WORK TO DO:
Transcribe the listing in full, excluding any pictures.
## Start SOURCE MATERIAL
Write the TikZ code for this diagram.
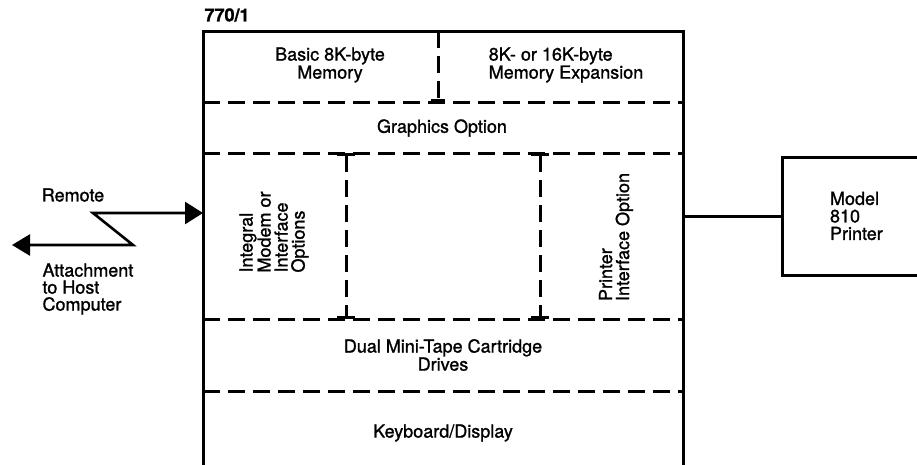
\documentclass[tikz,border=0pt]{standalone}
\usepackage{fontspec}
\setmainfont{TeX Gyre Heros}[FakeBold=1.2]
\usetikzlibrary{arrows.meta,positioning,calc}

\begin{document}
\begin{tikzpicture}[
  x=1pt, y=-1pt,
  font=\fontsize{18}{17}\selectfont,
  wall/.style={line width=3pt},
  divider/.style={line width=3pt, dash pattern=on 17pt off 8pt},
  sidetext/.style={rotate=90, align=left},
  capped/.style={{Bar[width=18pt,line width=3pt]}-{Bar[width=18pt,line width=3pt]}}
]
  \useasboundingbox (0,0) rectangle (917,464);
  \clip (0,0) rectangle (917,464);

  % the 770/1 unit, open at the bottom of the page
  \node[draw, wall, outer sep=0pt, inner sep=0pt, anchor=north west,
        minimum width=480pt, minimum height=460pt] (unit) at (203,31) {};
  \node[anchor=west, font=\fontsize{18}{17}\selectfont\bfseries] (title) at (201,15) {770/1};

  % dashed dividers
  \draw[divider] (unit.west |- 0,102) -- (unit.east |- 0,102);
  \draw[divider] (unit.west |- 0,153) -- (unit.east |- 0,153);
  \draw[divider] (unit.west |- 0,319) -- (unit.east |- 0,319);
  \draw[divider] (unit.west |- 0,391) -- (unit.east |- 0,391);
  \draw[divider, -{Bar[width=14pt,line width=3pt]}] (438,31) -- (438,102);
  \draw[divider, capped] (346,153) -- (346,319);
  \draw[divider, capped] (540,153) -- (540,319);

  % sections
  \node[align=center] (mem)  at (330,65)  {Basic 8K-byte\\Memory};
  \node[align=left]   (memx) at (566,65)  {8K- or 16K-byte\\Memory Expansion};
  \node               (gfx)  at (442,128) {Graphics Option};
  \node[sidetext]     (modem)   at (274,232) {Integral\\Modem or\\Interface\\Options};
  \node[sidetext]     (printif) at (616,237) {Printer\\Interface Option};
  \node[align=center] (tape) at (443,355) {Dual Mini-Tape Cartridge\\Drives};
  \node               (kbd)  at (443,433) {Keyboard/Display};

  % printer
  \node[draw, wall, outer sep=0pt, anchor=west, minimum height=118pt,
        text width=62pt, inner xsep=48pt, align=left,
        font=\fontsize{18}{17.5}\selectfont] (printer) at (782,216) {Model\\810\\Printer};
  \draw[wall] (unit.east |- printer.west) -- (printer.west);

  % remote host link
  \coordinate (zTop) at (93,213);
  \coordinate (zBot) at (133,245);
  \coordinate (hostEnd) at (12,245);
  \node (remote) at (73,195) {Remote};
  \node[align=left, anchor=west] (host) at (39,289) {Attachment\\to Host\\Computer};
  \draw[line width=2.6pt, {Triangle[length=18pt,width=21pt]}-{Triangle[length=18pt,width=22pt]}]
    (hostEnd) -- (zBot) -- (zTop) -- (unit.west |- zTop);
\end{tikzpicture}
\end{document}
## End SOURCE MATERIAL
OUTPUT FOR THIS TASK:
Write the TikZ code for this diagram.
\documentclass[tikz,border=0pt]{standalone}
\usepackage{fontspec}
\setmainfont{TeX Gyre Heros}[FakeBold=1.2]
\usetikzlibrary{arrows.meta,positioning,calc}

\begin{document}
\begin{tikzpicture}[
  x=1pt, y=-1pt,
  font=\fontsize{18}{17}\selectfont,
  wall/.style={line width=3pt},
  divider/.style={line width=3pt, dash pattern=on 17pt off 8pt},
  sidetext/.style={rotate=90, align=left},
  capped/.style={{Bar[width=18pt,line width=3pt]}-{Bar[width=18pt,line width=3pt]}}
]
  \useasboundingbox (0,0) rectangle (917,464);
  \clip (0,0) rectangle (917,464);

  % the 770/1 unit, open at the bottom of the page
  \node[draw, wall, outer sep=0pt, inner sep=0pt, anchor=north west,
        minimum width=480pt, minimum height=460pt] (unit) at (203,31) {};
  \node[anchor=west, font=\fontsize{18}{17}\selectfont\bfseries] (title) at (201,15) {770/1};

  % dashed dividers
  \draw[divider] (unit.west |- 0,102) -- (unit.east |- 0,102);
  \draw[divider] (unit.west |- 0,153) -- (unit.east |- 0,153);
  \draw[divider] (unit.west |- 0,319) -- (unit.east |- 0,319);
  \draw[divider] (unit.west |- 0,391) -- (unit.east |- 0,391);
  \draw[divider, -{Bar[width=14pt,line width=3pt]}] (438,31) -- (438,102);
  \draw[divider, capped] (346,153) -- (346,319);
  \draw[divider, capped] (540,153) -- (540,319);

  % sections
  \node[align=center] (mem)  at (330,65)  {Basic 8K-byte\\Memory};
  \node[align=left]   (memx) at (566,65)  {8K- or 16K-byte\\Memory Expansion};
  \node               (gfx)  at (442,128) {Graphics Option};
  \node[sidetext]     (modem)   at (274,232) {Integral\\Modem or\\Interface\\Options};
  \node[sidetext]     (printif) at (616,237) {Printer\\Interface Option};
  \node[align=center] (tape) at (443,355) {Dual Mini-Tape Cartridge\\Drives};
  \node               (kbd)  at (443,433) {Keyboard/Display};

  % printer
  \node[draw, wall, outer sep=0pt, anchor=west, minimum height=118pt,
        text width=62pt, inner xsep=48pt, align=left,
        font=\fontsize{18}{17.5}\selectfont] (printer) at (782,216) {Model\\810\\Printer};
  \draw[wall] (unit.east |- printer.west) -- (printer.west);

  % remote host link
  \coordinate (zTop) at (93,213);
  \coordinate (zBot) at (133,245);
  \coordinate (hostEnd) at (12,245);
  \node (remote) at (73,195) {Remote};
  \node[align=left, anchor=west] (host) at (39,289) {Attachment\\to Host\\Computer};
  \draw[line width=2.6pt, {Triangle[length=18pt,width=21pt]}-{Triangle[length=18pt,width=22pt]}]
    (hostEnd) -- (zBot) -- (zTop) -- (unit.west |- zTop);
\end{tikzpicture}
\end{document}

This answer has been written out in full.